■ **Exercise**
Starting at the first line of the data, print each line verbatim up to and including the line bearing "right_labels = [-6, -4, -2, 0, 2, 4, 6]", omitting pictures.

──────── Source excerpt

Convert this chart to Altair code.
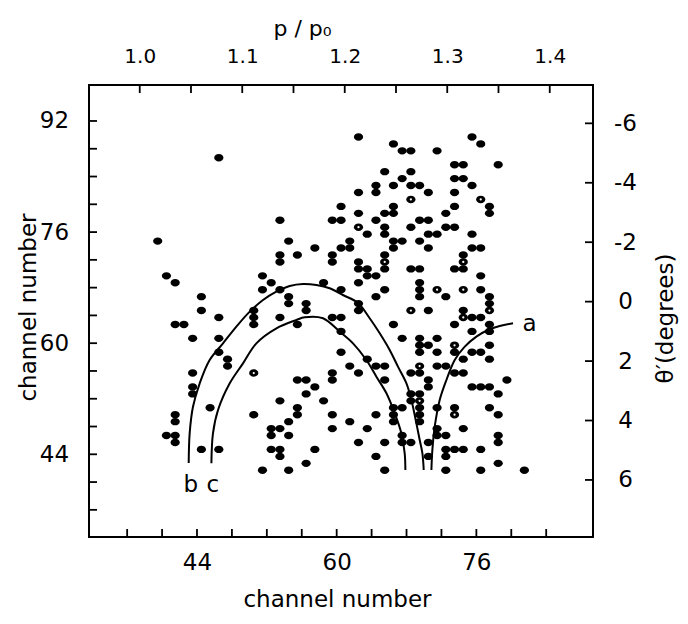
import altair as alt
import pandas as pd

FONT = "DejaVu Sans"
W, H = 504, 452

# ---------------- axis ranges / ticks (read from the frame) ----------------
ch_x_domain = [31.63, 89.36]      # channel number, bottom axis
ch_y_domain = [32.09, 97.18]      # channel number, left axis
p_domain = [0.9505, 1.4422]       # p / p0, top axis
theta_domain = [7.92, -7.29]      # theta' (degrees), right axis (bottom -> top)

bottom_ticks = [36, 40, 44, 48, 52, 56, 60, 64, 68, 72, 76, 80, 84]
left_ticks = [36, 40, 44, 48, 52, 56, 60, 64, 68, 72, 76, 80, 84, 88, 92]
top_ticks = [1.0, 1.05, 1.1, 1.15, 1.2, 1.25, 1.3, 1.35, 1.4]
right_ticks = [-6, -4, -2, 0, 2, 4, 6]
bottom_labels = [44, 60, 76]
left_labels = [44, 60, 76, 92]
top_labels = [1.0, 1.1, 1.2, 1.3, 1.4]
right_labels = [-6, -4, -2, 0, 2, 4, 6]

# ---------------- scatter points (channel x, channel y) ----------------
left_pts = [
    (39.5, 74.7), (40.5, 69.7), (41.5, 68.7), (44.5, 66.7), (44.5, 64.7), (41.5, 62.7),
    (42.5, 62.7), (43.5, 60.7), (43.5, 55.7), (43.5, 53.7), (43.5, 52.7), (45.5, 50.7),
    (41.5, 49.7), (41.5, 48.7), (40.5, 46.7), (41.5, 46.7), (41.5, 45.7), (44.5, 44.7),
    (46.5, 44.7), (46.5, 86.7), (46.5, 63.7), (46.5, 60.7), (46.5, 58.7), (47.5, 57.7),
    (47.5, 56.7),
]
mid_pts = [
    (60.5, 79.7), (53.5, 77.7), (59.5, 77.7), (60.5, 77.7), (54.5, 74.7), (61.5, 74.7),
    (57.5, 73.7), (60.5, 73.7), (61.5, 73.7), (53.5, 72.7), (53.5, 71.7), (55.5, 72.7),
    (59.5, 72.7), (59.5, 71.7), (51.5, 69.7), (52.5, 68.7), (51.5, 67.7), (58.5, 68.7),
    (60.5, 67.7), (53.5, 67.7), (54.5, 66.7), (54.5, 65.7), (50.5, 64.7), (50.5, 63.7),
    (50.5, 62.7), (56.5, 65.7), (56.5, 64.7), (53.5, 63.7), (55.5, 62.7), (59.5, 63.7),
    (60.5, 63.7), (60.5, 61.7), (60.5, 58.7), (61.5, 56.7), (59.5, 55.7), (59.5, 54.7),
    (55.5, 54.7), (56.5, 54.7), (57.5, 53.7), (56.5, 52.7), (58.5, 51.7), (53.5, 51.7),
    (50.5, 55.7), (50.5, 49.7), (55.5, 50.7), (55.5, 49.7), (54.5, 48.7), (59.5, 49.7),
    (59.5, 47.7), (61.5, 48.7), (52.5, 47.7), (53.5, 47.7), (52.5, 46.7), (54.5, 46.7),
    (52.5, 44.7), (53.5, 44.7), (53.5, 43.7), (57.5, 44.7), (56.5, 42.7), (51.5, 41.7),
    (54.5, 41.7),
]
upper_right_pts = [
    (62.5, 89.7), (66.5, 88.7), (67.5, 87.7), (68.5, 87.7), (71.5, 87.7), (75.5, 89.7),
    (76.5, 88.7), (73.5, 85.7), (74.5, 85.7), (78.5, 85.7), (65.5, 84.7), (68.5, 84.7),
    (67.5, 83.7), (73.5, 83.7), (74.5, 83.7), (64.5, 82.7), (64.5, 81.7), (66.5, 82.7),
    (68.5, 82.7), (69.5, 82.7), (70.5, 81.7), (62.5, 81.7), (73.5, 81.7), (75.5, 82.7),
    (68.5, 80.7), (76.5, 80.7), (77.5, 79.7), (77.5, 78.7), (66.5, 79.7), (66.5, 78.7),
    (65.5, 78.7), (62.5, 78.7), (72.5, 78.7), (73.5, 79.7), (69.5, 77.7), (70.5, 77.7),
    (64.5, 77.7), (62.5, 76.7), (65.5, 76.7), (63.5, 75.7), (65.5, 75.7), (68.5, 76.7),
    (70.5, 75.7), (71.5, 75.7), (72.5, 76.7), (73.5, 76.7), (75.5, 75.7), (66.5, 74.7),
    (66.5, 73.7), (67.5, 74.7), (69.5, 74.7), (70.5, 73.7), (75.5, 73.7), (76.5, 73.7),
    (65.5, 72.7), (65.5, 71.7), (65.5, 70.7), (62.5, 71.7), (62.5, 70.7), (63.5, 70.7),
    (63.5, 69.7), (64.5, 69.7), (68.5, 70.7), (69.5, 70.7), (73.5, 70.7), (74.5, 72.7),
    (74.5, 71.7), (74.5, 70.7), (76.5, 69.7),
]
lower_right_pts = [
    (62.5, 68.7), (65.5, 67.7), (64.5, 66.7), (69.5, 68.7), (69.5, 67.7), (69.5, 66.7),
    (71.5, 67.7), (72.5, 66.7), (74.5, 67.7), (76.5, 67.7), (77.5, 66.7), (77.5, 65.7),
    (77.5, 64.7), (68.5, 64.7), (70.5, 64.7), (74.5, 64.7), (74.5, 63.7), (75.5, 63.7),
    (76.5, 63.7), (62.5, 65.7), (62.5, 64.7), (66.5, 62.7), (73.5, 62.7), (77.5, 62.7),
    (77.5, 61.7), (75.5, 61.7), (67.5, 60.7), (69.5, 60.7), (69.5, 59.7), (69.5, 58.7),
    (70.5, 59.7), (71.5, 60.7), (73.5, 59.7), (73.5, 58.7), (75.5, 58.7), (76.5, 58.7),
    (77.5, 59.7), (77.5, 57.7), (71.5, 58.7), (74.5, 57.7), (63.5, 57.7), (64.5, 56.7),
    (65.5, 56.7), (62.5, 55.7), (68.5, 55.7), (69.5, 55.7), (69.5, 56.7), (71.5, 56.7),
    (72.5, 56.7), (73.5, 55.7), (74.5, 55.7), (65.5, 54.7), (70.5, 54.7), (70.5, 53.7),
    (75.5, 53.7), (76.5, 53.7), (77.5, 53.7), (79.5, 54.7), (78.5, 52.7), (68.5, 52.7),
    (69.5, 52.7), (68.5, 51.7), (69.5, 51.7), (66.5, 50.7), (67.5, 50.7), (66.5, 49.7),
    (66.5, 48.7), (69.5, 50.7), (69.5, 49.7), (69.5, 48.7), (64.5, 49.7), (71.5, 50.7),
    (73.5, 50.7), (73.5, 49.7), (77.5, 50.7), (78.5, 49.7), (63.5, 47.7), (65.5, 45.7),
    (62.5, 45.7), (64.5, 43.7), (65.5, 41.7), (67.5, 46.7), (67.5, 45.7), (68.5, 45.7),
    (71.5, 47.7), (71.5, 46.7), (70.5, 45.7), (72.5, 46.7), (72.5, 44.7), (73.5, 44.7),
    (74.5, 44.7), (72.5, 43.7), (76.5, 44.7), (74.5, 47.7), (72.5, 41.7), (70.5, 43.7),
    (78.5, 46.7), (78.5, 45.7), (78.5, 42.7), (76.5, 41.7), (81.5, 41.7),
]
# points printed with a small white centre
hollow_pts = [
    (50.5, 55.7), (68.5, 80.7), (76.5, 80.7), (62.5, 76.7), (65.5, 71.7), (74.5, 71.7),
    (71.5, 67.7), (74.5, 67.7), (77.5, 64.7), (68.5, 64.7), (74.5, 63.7), (73.5, 59.7),
    (69.5, 56.7), (73.5, 49.7), (69.5, 51.7),
]

# ---------------- curves a, b, c ----------------
curve_b_x = [43.05, 43.16, 43.54, 44.31, 45.45, 46.98, 48.51, 50.04, 51.56, 53.09, 54.62, 56.14, 57.68,
             59.2, 60.72, 62.44, 63.78, 64.93, 66.07, 67.02, 67.99, 68.56, 69.13, 69.51, 69.82, 69.97]
curve_b_y = [42.76, 47.02, 50.85, 54.22, 57.58, 59.98, 62.38, 64.54, 66.22, 67.42, 68.24, 68.53, 68.38,
             67.91, 66.94, 65.79, 63.59, 61.42, 59.02, 56.62, 54.22, 51.82, 48.46, 46.06, 44.14, 41.74]
curve_c_x = [45.65, 45.83, 46.41, 47.75, 49.27, 50.8, 53.1, 55.39, 56.34, 58.43, 60.35, 61.87, 63.4,
             64.55, 65.7, 66.65, 67.41, 67.79, 67.87]
curve_c_y = [42.7, 47.02, 50.38, 54.22, 57.1, 59.98, 62.14, 63.34, 63.73, 63.59, 61.66, 59.98, 57.58,
             55.18, 52.78, 49.9, 47.02, 44.14, 41.74]
curve_a_x = [70.85, 70.96, 71.23, 71.8, 72.57, 73.52, 74.67, 76.0, 77.33, 78.67, 80.2]
curve_a_y = [41.74, 44.62, 47.97, 51.82, 54.7, 57.58, 59.5, 60.94, 61.9, 62.47, 62.86]

curve_labels = ["a", "b", "c"]
curve_label_x = [82.1, 43.3, 45.8]
curve_label_y = [61.8, 38.6, 38.6]

# ---------------- build tables ----------------
pts_df = pd.DataFrame(left_pts + mid_pts + upper_right_pts + lower_right_pts, columns=["x", "y"])
hol_df = pd.DataFrame(hollow_pts, columns=["x", "y"])
rows = []
for name, xs_, ys_ in [("b", curve_b_x, curve_b_y), ("c", curve_c_x, curve_c_y), ("a", curve_a_x, curve_a_y)]:
    for i, (cx, cy) in enumerate(zip(xs_, ys_)):
        rows.append({"curve": name, "i": i, "x": cx, "y": cy})
curve_df = pd.DataFrame(rows)
lab_df = pd.DataFrame({"t": curve_labels, "x": curve_label_x, "y": curve_label_y})

# ---------------- scales and axes ----------------
xs = alt.Scale(domain=ch_x_domain, nice=False, zero=False)
ys = alt.Scale(domain=ch_y_domain, nice=False, zero=False)
ps = alt.Scale(domain=p_domain, nice=False, zero=False)
ts = alt.Scale(domain=theta_domain, nice=False, zero=False)

ax_b = alt.Axis(orient="bottom", values=bottom_labels, ticks=False, tickSize=0, domain=False, grid=False,
                labelPadding=25, labelBaseline="middle", labelFontSize=23, labelFont=FONT,
                title="channel number", titleFontSize=23, titleX=248, titleY=62,
                titleBaseline="middle", titleAlign="center")
ax_l = alt.Axis(orient="left", values=left_labels, ticks=False, tickSize=0, domain=False, grid=False,
                labelPadding=35, labelAlign="center", labelBaseline="middle", labelFontSize=23, labelFont=FONT,
                title="channel number", titleFontSize=23, titleX=-61, titleY=222, titleAngle=270,
                titleBaseline="middle", titleAlign="center")
ax_t = alt.Axis(orient="top", values=top_labels, format=".1f", ticks=False, tickSize=0, domain=False,
                grid=False, labelPadding=29, labelBaseline="middle", labelFontSize=20, labelFont=FONT,
                title="p / p\u2080", titleFontSize=22, titleX=213, titleY=-57,
                titleBaseline="middle", titleAlign="center")
ax_r = alt.Axis(orient="right", values=right_labels, labelExpr="toString(datum.value)", ticks=False,
                tickSize=0, domain=False, grid=False, labelPadding=32, labelAlign="center",
                labelBaseline="middle", labelFontSize=23, labelFont=FONT,
                title="\u03b8\u2032(degrees)", titleFontSize=23, titleX=72, titleY=233, titleAngle=270,
                titleBaseline="middle", titleAlign="center")

ELLIPSE = "M-1,0A1,0.8,0,1,1,1,0A1,0.8,0,1,1,-1,0Z"

# ---------------- layer A: channel scales ----------------
ticks_bottom = alt.Chart(pd.DataFrame({"v": bottom_ticks})).mark_rule(color="black", strokeWidth=1.8).encode(
    x=alt.X("v:Q", scale=xs, axis=ax_b), y=alt.value(H), y2=alt.value(H - 8))
ticks_left = alt.Chart(pd.DataFrame({"v": left_ticks})).mark_rule(color="black", strokeWidth=1.8).encode(
    y=alt.Y("v:Q", scale=ys, axis=ax_l), x=alt.value(0), x2=alt.value(8))

curves = alt.Chart(curve_df).mark_line(color="black", strokeWidth=2, interpolate="catmull-rom").encode(
    x=alt.X("x:Q", scale=xs, axis=ax_b), y=alt.Y("y:Q", scale=ys, axis=ax_l),
    detail="curve:N", order="i:Q")

points = alt.Chart(pts_df).mark_point(shape=ELLIPSE, filled=True, size=85, color="black",
                                       opacity=1, strokeWidth=0).encode(
    x=alt.X("x:Q", scale=xs, axis=ax_b), y=alt.Y("y:Q", scale=ys, axis=ax_l))

holes = alt.Chart(hol_df).mark_point(shape="circle", filled=True, size=5, color="white",
                                      opacity=1, strokeWidth=0).encode(
    x=alt.X("x:Q", scale=xs, axis=ax_b), y=alt.Y("y:Q", scale=ys, axis=ax_l))

labels = alt.Chart(lab_df).mark_text(font=FONT, fontSize=23, color="black", baseline="alphabetic",
                                      align="center").encode(
    x=alt.X("x:Q", scale=xs, axis=ax_b), y=alt.Y("y:Q", scale=ys, axis=ax_l), text="t:N")

layer_a = alt.layer(ticks_bottom, ticks_left, curves, points, holes, labels)

# ---------------- layer B: p/p0 and theta' scales ----------------
ticks_top = alt.Chart(pd.DataFrame({"v": top_ticks})).mark_rule(color="black", strokeWidth=1.8).encode(
    x=alt.X("v:Q", scale=ps, axis=ax_t), y=alt.value(0), y2=alt.value(8))
ticks_right = alt.Chart(pd.DataFrame({"v": right_ticks})).mark_rule(color="black", strokeWidth=1.8).encode(
    y=alt.Y("v:Q", scale=ts, axis=ax_r), x=alt.value(W - 8), x2=alt.value(W))

layer_b = alt.layer(ticks_top, ticks_right)

chart = alt.layer(layer_a, layer_b).resolve_scale(
    x="independent", y="independent"
).properties(
    width=W, height=H,
    padding={"left": 81, "top": 77, "right": 87, "bottom": 74},
    autosize=alt.AutoSizeParams(type="none"),
).configure_view(
    stroke="black", strokeWidth=2
).configure_axis(
    labelFont=FONT, titleFont=FONT, labelColor="black", titleColor="black", titleFontWeight="normal"
)

chart.save("out.html", embed_options={"renderer": "svg", "actions": False})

────────────────

■ **Exercise solution**
Convert this chart to Altair code.
import altair as alt
import pandas as pd

FONT = "DejaVu Sans"
W, H = 504, 452

# ---------------- axis ranges / ticks (read from the frame) ----------------
ch_x_domain = [31.63, 89.36]      # channel number, bottom axis
ch_y_domain = [32.09, 97.18]      # channel number, left axis
p_domain = [0.9505, 1.4422]       # p / p0, top axis
theta_domain = [7.92, -7.29]      # theta' (degrees), right axis (bottom -> top)

bottom_ticks = [36, 40, 44, 48, 52, 56, 60, 64, 68, 72, 76, 80, 84]
left_ticks = [36, 40, 44, 48, 52, 56, 60, 64, 68, 72, 76, 80, 84, 88, 92]
top_ticks = [1.0, 1.05, 1.1, 1.15, 1.2, 1.25, 1.3, 1.35, 1.4]
right_ticks = [-6, -4, -2, 0, 2, 4, 6]
bottom_labels = [44, 60, 76]
left_labels = [44, 60, 76, 92]
top_labels = [1.0, 1.1, 1.2, 1.3, 1.4]
right_labels = [-6, -4, -2, 0, 2, 4, 6]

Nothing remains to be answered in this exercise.